Dataset records
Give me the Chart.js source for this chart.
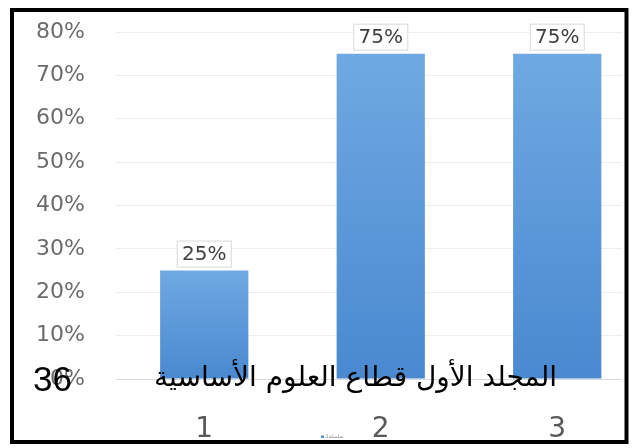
<!DOCTYPE html>
<html>
<head>
<meta charset="utf-8">
<script src="https://cdn.jsdelivr.net/npm/chart.js@4"></script>
<style>
  body { margin: 0; background: #fff; }
  #wrap { position: relative; width: 634px; height: 448px; overflow: hidden; }
  .foot { position: absolute; color: #000; white-space: nowrap; }
  #page { left: 33px; top: 361px; font-size: 35px; line-height: 35px; font-family: "Liberation Sans", Arial, sans-serif; }
  #title { right: 77px; top: 363px; font-size: 28px; line-height: 28px; font-family: "DejaVu Sans", sans-serif; direction: rtl; }
</style>
</head>
<body>
<div id="wrap">
  <canvas id="chart" width="634" height="448"></canvas>
  <div class="foot" id="page">36</div>
  <div class="foot" id="title" dir="rtl">المجلد الأول قطاع العلوم الأساسية</div>
</div>
<script>
'use strict';

// chart values
let categories = ['1', '2', '3'];
let values = [25, 75, 75];
let seriesName = 'سلسلة1';
let yTickValues = [0, 10, 20, 30, 40, 50, 60, 70, 80];

let canvasElem = document.getElementById('chart');

function barFill(context) {
  let chart = context.chart;
  let area = chart.chartArea;
  if (!area || context.type !== 'data' || !context.parsed) return '#5b9bd5';
  let top = chart.scales.y.getPixelForValue(context.parsed.y);
  let g = chart.ctx.createLinearGradient(0, top, 0, area.bottom);
  g.addColorStop(0, '#6fa9e2');
  g.addColorStop(1, '#4a89d0');
  return g;
}

// boxed value labels, the tiny legend under the axis, black frame round the picture
const extras = {
  id: 'extras',
  afterDatasetsDraw(chart) {
    let ctx = chart.ctx;
    let meta = chart.getDatasetMeta(0);
    ctx.save();
    ctx.font = '20px "DejaVu Sans"';
    ctx.textAlign = 'center';
    ctx.textBaseline = 'middle';
    meta.data.forEach((bar, i) => {
      let w = 55, h = 27;
      let x = bar.x - w / 2;
      let y = bar.y - h - 3;
      ctx.fillStyle = '#fff';
      ctx.fillRect(x, y, w, h);
      ctx.strokeStyle = '#d9d9d9';
      ctx.lineWidth = 1;
      ctx.strokeRect(x + 0.5, y + 0.5, w - 1, h - 1);
      ctx.fillStyle = '#404040';
      ctx.fillText(values[i] + '%', bar.x, y + h / 2 + 1);
    });
    ctx.restore();
  },
  afterDraw(chart) {
    let ctx = chart.ctx;
    ctx.save();
    ctx.fillStyle = '#4f8fd4';
    ctx.fillRect(321, 435.5, 3, 2.5);
    ctx.fillStyle = '#8a8a8a';
    ctx.font = '5px "DejaVu Sans"';
    ctx.textBaseline = 'middle';
    ctx.fillText(seriesName, 325.5, 437);
    ctx.strokeStyle = '#000';
    ctx.lineWidth = 4;
    ctx.strokeRect(12, 10, 614.5, 432);
    ctx.restore();
  }
};

const myChart = new Chart(canvasElem, {
  type: 'bar',
  data: {
    datasets: [{
      label: seriesName,
      data: categories.map((c, i) => ({ x: Number(c), y: values[i] })),
      backgroundColor: barFill,
      borderWidth: 0,
      categoryPercentage: 1,
      barPercentage: 0.5
    }]
  },
  options: {
    responsive: false,
    animation: false,
    layout: { padding: { left: 16, right: 12, top: 32, bottom: 4 } },
    plugins: {
      legend: { display: false },
      tooltip: { enabled: false }
    },
    scales: {
      x: {
        type: 'linear',
        min: 0.5,
        max: 3.367,
        offset: false,
        afterFit: s => { s.height = 65; },
        grid: { display: false, drawTicks: false },
        border: { display: false },
        ticks: {
          stepSize: 1,
          includeBounds: false,
          padding: 34,
          color: '#595959',
          font: { size: 28, family: 'DejaVu Sans' },
          callback: v => categories[v - 1]
        }
      },
      y: {
        min: 0,
        max: 80,
        afterBuildTicks: s => { s.ticks = yTickValues.map(v => ({ value: v })); },
        afterFit: s => { s.width = 100; },
        grid: {
          color: c => c.tick && c.tick.value === 0 ? '#d9d9d9' : '#ececec',
          drawTicks: true,
          tickLength: 28,
          tickColor: 'rgba(0,0,0,0)'
        },
        border: { display: false },
        ticks: {
          padding: 3,
          color: '#6b6b6b',
          font: { size: 22, family: 'DejaVu Sans' },
          callback: v => v + '%'
        }
      }
    }
  },
  plugins: [extras]
});
</script>
</body>
</html>
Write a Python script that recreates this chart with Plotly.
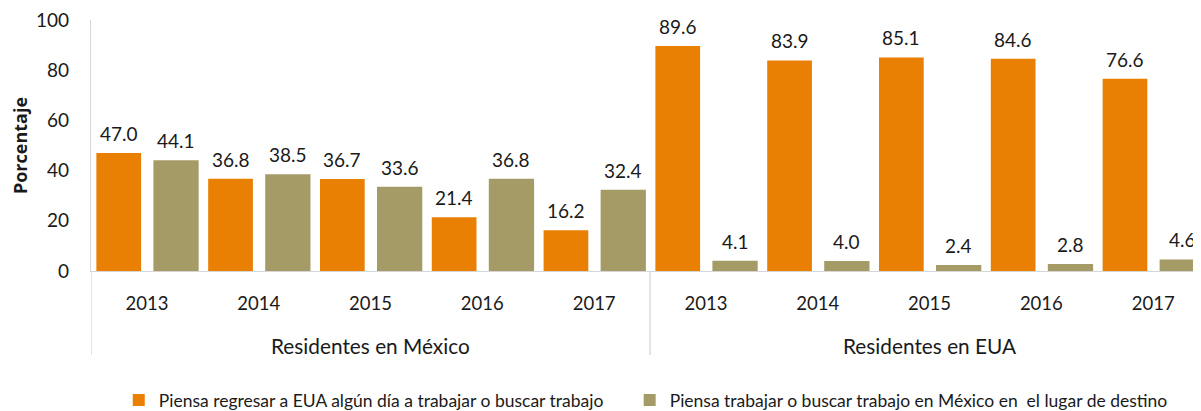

§ Your instructions: Reproduce the material above in full, exactly, with no images.

§ Answer to this problem:
Give me the Chart.js source for this chart.
<!DOCTYPE html>
<html>
<head>
<meta charset="utf-8">
<script src="https://cdn.jsdelivr.net/npm/chart.js@4"></script>
<style>
  body { margin: 0; background: #fff; }
  #wrap { position: relative; width: 634px; height: 448px; overflow: hidden; }
  .foot { position: absolute; color: #000; white-space: nowrap; }
  #page { left: 33px; top: 361px; font-size: 35px; line-height: 35px; font-family: "Liberation Sans", Arial, sans-serif; }
  #title { right: 77px; top: 363px; font-size: 28px; line-height: 28px; font-family: "DejaVu Sans", sans-serif; direction: rtl; }
</style>
</head>
<body>
<div id="wrap">
  <canvas id="chart" width="634" height="448"></canvas>
  <div class="foot" id="page">36</div>
  <div class="foot" id="title" dir="rtl">المجلد الأول قطاع العلوم الأساسية</div>
</div>
<script>
'use strict';

// chart values
let categories = ['1', '2', '3'];
let values = [25, 75, 75];
let seriesName = 'سلسلة1';
let yTickValues = [0, 10, 20, 30, 40, 50, 60, 70, 80];

let canvasElem = document.getElementById('chart');

function barFill(context) {
  let chart = context.chart;
  let area = chart.chartArea;
  if (!area || context.type !== 'data' || !context.parsed) return '#5b9bd5';
  let top = chart.scales.y.getPixelForValue(context.parsed.y);
  let g = chart.ctx.createLinearGradient(0, top, 0, area.bottom);
  g.addColorStop(0, '#6fa9e2');
  g.addColorStop(1, '#4a89d0');
  return g;
}

// boxed value labels, the tiny legend under the axis, black frame round the picture
const extras = {
  id: 'extras',
  afterDatasetsDraw(chart) {
    let ctx = chart.ctx;
    let meta = chart.getDatasetMeta(0);
    ctx.save();
    ctx.font = '20px "DejaVu Sans"';
    ctx.textAlign = 'center';
    ctx.textBaseline = 'middle';
    meta.data.forEach((bar, i) => {
      let w = 55, h = 27;
      let x = bar.x - w / 2;
      let y = bar.y - h - 3;
      ctx.fillStyle = '#fff';
      ctx.fillRect(x, y, w, h);
      ctx.strokeStyle = '#d9d9d9';
      ctx.lineWidth = 1;
      ctx.strokeRect(x + 0.5, y + 0.5, w - 1, h - 1);
      ctx.fillStyle = '#404040';
      ctx.fillText(values[i] + '%', bar.x, y + h / 2 + 1);
    });
    ctx.restore();
  },
  afterDraw(chart) {
    let ctx = chart.ctx;
    ctx.save();
    ctx.fillStyle = '#4f8fd4';
    ctx.fillRect(321, 435.5, 3, 2.5);
    ctx.fillStyle = '#8a8a8a';
    ctx.font = '5px "DejaVu Sans"';
    ctx.textBaseline = 'middle';
    ctx.fillText(seriesName, 325.5, 437);
    ctx.strokeStyle = '#000';
    ctx.lineWidth = 4;
    ctx.strokeRect(12, 10, 614.5, 432);
    ctx.restore();
  }
};

const myChart = new Chart(canvasElem, {
  type: 'bar',
  data: {
    datasets: [{
      label: seriesName,
      data: categories.map((c, i) => ({ x: Number(c), y: values[i] })),
      backgroundColor: barFill,
      borderWidth: 0,
      categoryPercentage: 1,
      barPercentage: 0.5
    }]
  },
  options: {
    responsive: false,
    animation: false,
    layout: { padding: { left: 16, right: 12, top: 32, bottom: 4 } },
    plugins: {
      legend: { display: false },
      tooltip: { enabled: false }
    },
    scales: {
      x: {
        type: 'linear',
        min: 0.5,
        max: 3.367,
        offset: false,
        afterFit: s => { s.height = 65; },
        grid: { display: false, drawTicks: false },
        border: { display: false },
        ticks: {
          stepSize: 1,
          includeBounds: false,
          padding: 34,
          color: '#595959',
          font: { size: 28, family: 'DejaVu Sans' },
          callback: v => categories[v - 1]
        }
      },
      y: {
        min: 0,
        max: 80,
        afterBuildTicks: s => { s.ticks = yTickValues.map(v => ({ value: v })); },
        afterFit: s => { s.width = 100; },
        grid: {
          color: c => c.tick && c.tick.value === 0 ? '#d9d9d9' : '#ececec',
          drawTicks: true,
          tickLength: 28,
          tickColor: 'rgba(0,0,0,0)'
        },
        border: { display: false },
        ticks: {
          padding: 3,
          color: '#6b6b6b',
          font: { size: 22, family: 'DejaVu Sans' },
          callback: v => v + '%'
        }
      }
    }
  },
  plugins: [extras]
});
</script>
</body>
</html>
Write a Python script that recreates this chart with Plotly.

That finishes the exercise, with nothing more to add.